Privatisation and restructuring of SOEs has progressed somewhat. After several unsuccessful attempts to privatise the company, the government sold its 93.7 per cent stake in the drug-maker Galenika (one of 17 strategic SOEs) in November 2017. In September 2018, two other strategic SOEs were resolved (the Belgrade agricultural company PKB by privatisation and the copper mining and smelting complex RTB Bor by entering into a strategic partnership with a Chinese gold producer). The privatisation of Komercijalna banka has been postponed to 2019, while the resolution of three major loss-makers (all chemical companies) is progressing slowly.

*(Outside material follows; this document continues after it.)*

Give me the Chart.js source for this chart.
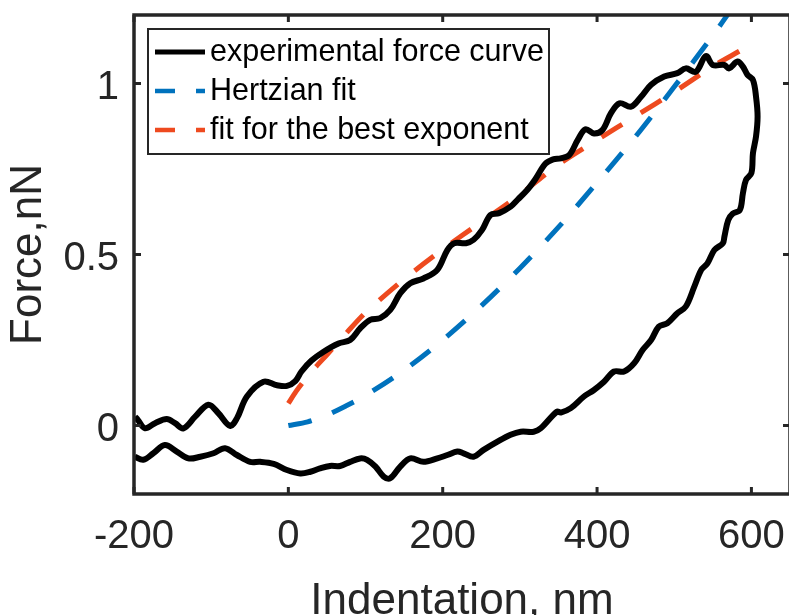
<!DOCTYPE html>
<html>
<head>
<meta charset="utf-8">
<script src="https://cdn.jsdelivr.net/npm/chart.js@4.4.1/dist/chart.umd.min.js"></script>
<style>
  html, body { margin: 0; padding: 0; overflow: hidden; background: #fff; width: 789px; height: 615px; }
  #wrap { width: 791px; height: 615px; }
</style>
</head>
<body>
<div id="wrap"><canvas id="c" width="791" height="615"></canvas></div>
<script>
// Experimental force curve: approach branch (left to right), then retract branch (right to left)
const expX = [
  -198.7, -194.8, -185.7, -172.7, -157.6, -146.8, -136, -120.8, -103.6, -90.6, -75.4, -66.7, -53.7, -32.2, -14.8, -1.8,
  9, 17, 30, 45.7, 65, 80, 93, 106, 119, 132, 145, 158, 175, 193, 206, 215, 230, 240, 251, 262, 273, 288, 297,
  310, 320, 333, 343, 353, 364, 375, 385, 396, 407, 418, 429, 444, 457, 470, 487, 504, 515, 528, 541, 550, 565,
  571, 582, 589, 595, 602, 606, 608,
  606, 602, 600, 593, 589, 585, 576, 570, 565, 563, 552, 543, 535, 526, 515, 504, 491, 480, 470, 459, 448, 435,
  422, 409, 396, 383, 366, 353, 348, 327, 318, 301, 288, 271, 253, 240, 227, 219, 206, 193, 175, 158, 145, 132,
  123.5, 113, 102, 93, 80, 67, 54, 41, 28.5, 15.5, -1.8, -19, -36.5, -49.5, -66.7, -82, -97, -114, -129.5, -144.6,
  -160, -175, -188, -199
];
const expY = [
  0.026, 0.016, -0.008, 0.007, 0.019, 0.007, -0.008, 0.026, 0.061, 0.036, -0.001, 0.021, 0.085, 0.128, 0.118, 0.116,
  0.13, 0.158, 0.19, 0.216, 0.24, 0.25, 0.284, 0.309, 0.314, 0.338, 0.387, 0.416, 0.43, 0.455, 0.513, 0.533, 0.533, 0.543, 0.572, 0.616, 0.621, 0.64, 0.66,
  0.69, 0.72, 0.765, 0.778, 0.781, 0.791, 0.835, 0.866, 0.854, 0.864, 0.913, 0.942, 0.932, 0.961, 0.996, 1.02, 1.03, 1.044, 1.034, 1.08, 1.054, 1.054,
  1.044, 1.064, 1.049, 1.025, 1.01, 0.961, 0.903,
  0.845, 0.796, 0.738, 0.718, 0.679, 0.63, 0.62, 0.601, 0.552, 0.533, 0.513, 0.474, 0.455, 0.406, 0.348, 0.328, 0.299, 0.289, 0.25, 0.221, 0.182, 0.158,
  0.158, 0.128, 0.104, 0.085, 0.051, 0.038, 0.041, -0.008, -0.018, -0.018, -0.027, -0.047, -0.071, -0.091, -0.081, -0.076, -0.086, -0.096, -0.106, -0.096, -0.12, -0.154,
  -0.149, -0.12, -0.1, -0.096, -0.106, -0.118, -0.118, -0.125, -0.135, -0.14, -0.13, -0.112, -0.106, -0.106, -0.086, -0.066, -0.081, -0.091, -0.096, -0.076,
  -0.057, -0.081, -0.1, -0.091
];

// Hertzian fit
const hertzX = [0, 25, 50, 75, 100, 150, 200, 250, 300, 350, 400, 450, 500, 550, 575];
const hertzY = [0, 0.011, 0.031, 0.058, 0.088, 0.162, 0.25, 0.35, 0.46, 0.58, 0.71, 0.845, 0.99, 1.14, 1.22];

// Fit with the best exponent
const bestX = [0, 10, 20, 35, 50, 75, 100, 150, 200, 250, 300, 350, 400, 450, 500, 550, 585];
const bestY = [0.065, 0.1, 0.13, 0.17, 0.207, 0.27, 0.33, 0.428, 0.515, 0.595, 0.675, 0.763, 0.835, 0.905, 0.975, 1.05, 1.095];

const xTicks = [-200, 0, 200, 400, 600];
const yTicks = [0, 0.5, 1];
const seriesNames = ['experimental force curve', 'Hertzian fit', 'fit for the best exponent'];

const FONT = '"Liberation Sans", Arial, Helvetica, sans-serif';
const AXIS = '#262626';
const BLUE = '#0072BD';
const RED = '#EE4A1F';

const pts = (xs, ys) => xs.map((x, i) => ({ x: x, y: ys[i] }));

// Keep the plot area fixed: no extra room reserved for edge tick labels
const noEdgePadding = s => { s.paddingLeft = 0; s.paddingRight = 0; s.paddingTop = 0; s.paddingBottom = 0; };

// Box around the plot area with inward tick marks on all four sides
const framePlugin = {
  id: 'frame',
  afterDatasetsDraw(chart) {
    const { ctx, chartArea: a, scales: { x, y } } = chart;
    const L = 7;
    ctx.save();
    ctx.strokeStyle = AXIS;
    ctx.lineWidth = 3;
    ctx.beginPath();
    x.ticks.forEach(t => {
      const px = x.getPixelForValue(t.value);
      ctx.moveTo(px, a.bottom); ctx.lineTo(px, a.bottom - L);
      ctx.moveTo(px, a.top); ctx.lineTo(px, a.top + L);
    });
    y.ticks.forEach(t => {
      const py = y.getPixelForValue(t.value);
      ctx.moveTo(a.left, py); ctx.lineTo(a.left + L, py);
      ctx.moveTo(a.right, py); ctx.lineTo(a.right - L, py);
    });
    ctx.stroke();
    ctx.lineWidth = 3.5;
    ctx.strokeRect(a.left, a.top, a.right - a.left, a.bottom - a.top);
    ctx.restore();
  }
};

// Boxed legend in the upper-left corner of the plot area
const boxLegend = {
  id: 'boxLegend',
  afterDraw(chart) {
    const { ctx, chartArea: a } = chart;
    const left = a.left + 14, top = a.top + 14, w = 401, h = 125;
    const rows = [23, 62, 101];
    ctx.save();
    ctx.fillStyle = '#fff';
    ctx.fillRect(left, top, w, h);
    ctx.strokeStyle = AXIS;
    ctx.lineWidth = 2;
    ctx.strokeRect(left, top, w, h);
    chart.data.datasets.forEach((ds, i) => {
      const yy = top + rows[i];
      ctx.strokeStyle = ds.borderColor;
      ctx.lineWidth = i === 0 ? 5 : 4.5;
      ctx.setLineDash(i === 0 ? [] : [20, 21]);
      ctx.beginPath();
      ctx.moveTo(left + 7, yy);
      ctx.lineTo(left + 57, yy);
      ctx.stroke();
      ctx.setLineDash([]);
      ctx.fillStyle = '#000';
      ctx.font = '30.5px ' + FONT;
      ctx.textBaseline = 'middle';
      ctx.textAlign = 'left';
      ctx.fillText(ds.label, left + 62, yy + 1);
    });
    ctx.restore();
  }
};

new Chart(document.getElementById('c'), {
  type: 'scatter',
  data: {
    datasets: [
      {
        label: seriesNames[0],
        data: pts(expX, expY),
        showLine: true, borderColor: '#000', borderWidth: 6,
        pointRadius: 0, tension: 0.35, fill: false
      },
      {
        label: seriesNames[1],
        data: pts(hertzX, hertzY),
        showLine: true, borderColor: BLUE, borderWidth: 5, borderDash: [24, 22],
        pointRadius: 0, tension: 0.3, fill: false
      },
      {
        label: seriesNames[2],
        data: pts(bestX, bestY),
        showLine: true, borderColor: RED, borderWidth: 5, borderDash: [24, 22],
        pointRadius: 0, tension: 0.3, fill: false
      }
    ]
  },
  options: {
    responsive: false,
    animation: false,
    events: [],
    layout: { padding: { top: 15, left: 0, right: 1, bottom: 0 } },
    plugins: { legend: { display: false }, tooltip: { enabled: false } },
    scales: {
      x: {
        type: 'linear', min: -200, max: 650,
        afterBuildTicks: s => { s.ticks = xTicks.map(v => ({ value: v })); },
        afterFit: s => { s.height = 121; noEdgePadding(s); },
        grid: { display: false, drawTicks: false },
        border: { display: false },
        ticks: { font: { size: 40, family: FONT }, color: AXIS, padding: 19, maxRotation: 0, autoSkip: false },
        title: { display: true, text: 'Indentation, nm', color: AXIS, font: { size: 44, family: FONT }, padding: { top: 0, bottom: -13 } }
      },
      y: {
        type: 'linear', min: -0.2, max: 1.2,
        afterBuildTicks: s => { s.ticks = yTicks.map(v => ({ value: v })); },
        afterFit: s => { s.width = 134; noEdgePadding(s); },
        grid: { display: false, drawTicks: false },
        border: { display: false },
        // label sits on the second of two short lines, placing it slightly below its tick
        ticks: { font: { size: 40, family: FONT, lineHeight: 0.225 }, color: AXIS, padding: 15, callback: v => ['', String(v)] },
        title: { display: true, text: 'Force,nN', color: AXIS, font: { size: 44, family: FONT }, padding: 2 }
      }
    }
  },
  plugins: [framePlugin, boxLegend]
});
</script>
</body>
</html>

In total, around 115 companies (including 10 strategic SOEs) accounting for nearly 45,000 employees in the portfolio of the former Privatisation Agency, remain to be resolved. The restructuring of large public utilities (EPS, Srbijagas) is moving ahead slowly. Following the launch of a concession procedure a year earlier, in March 2018 the government signed a 25-year concession deal for Belgrade airport.
The NPL ratio has fallen significantly. In August 2017 the NBS adopted a Decree on the Accounting Write-Off of Bank Balance Sheet Assets, stipulating the mandatory write-off for loans covered in full by allowances for impairment. As a result, banks have intensified the writing-off of NPLs, which led to the NPL ratio almost halving from September 2017 to 6.5 per cent in August 2018. However, there is still further room for accelerating NPL sales and, eventually, restructuring the debtor companies. The main obstacles relate to strict bank secrecy rules, preventing potential buyers from getting adequate information on NPL portfolios, restrictions on retail NPL sales and NPL sales to foreign entities, as well as inefficient judicial processes.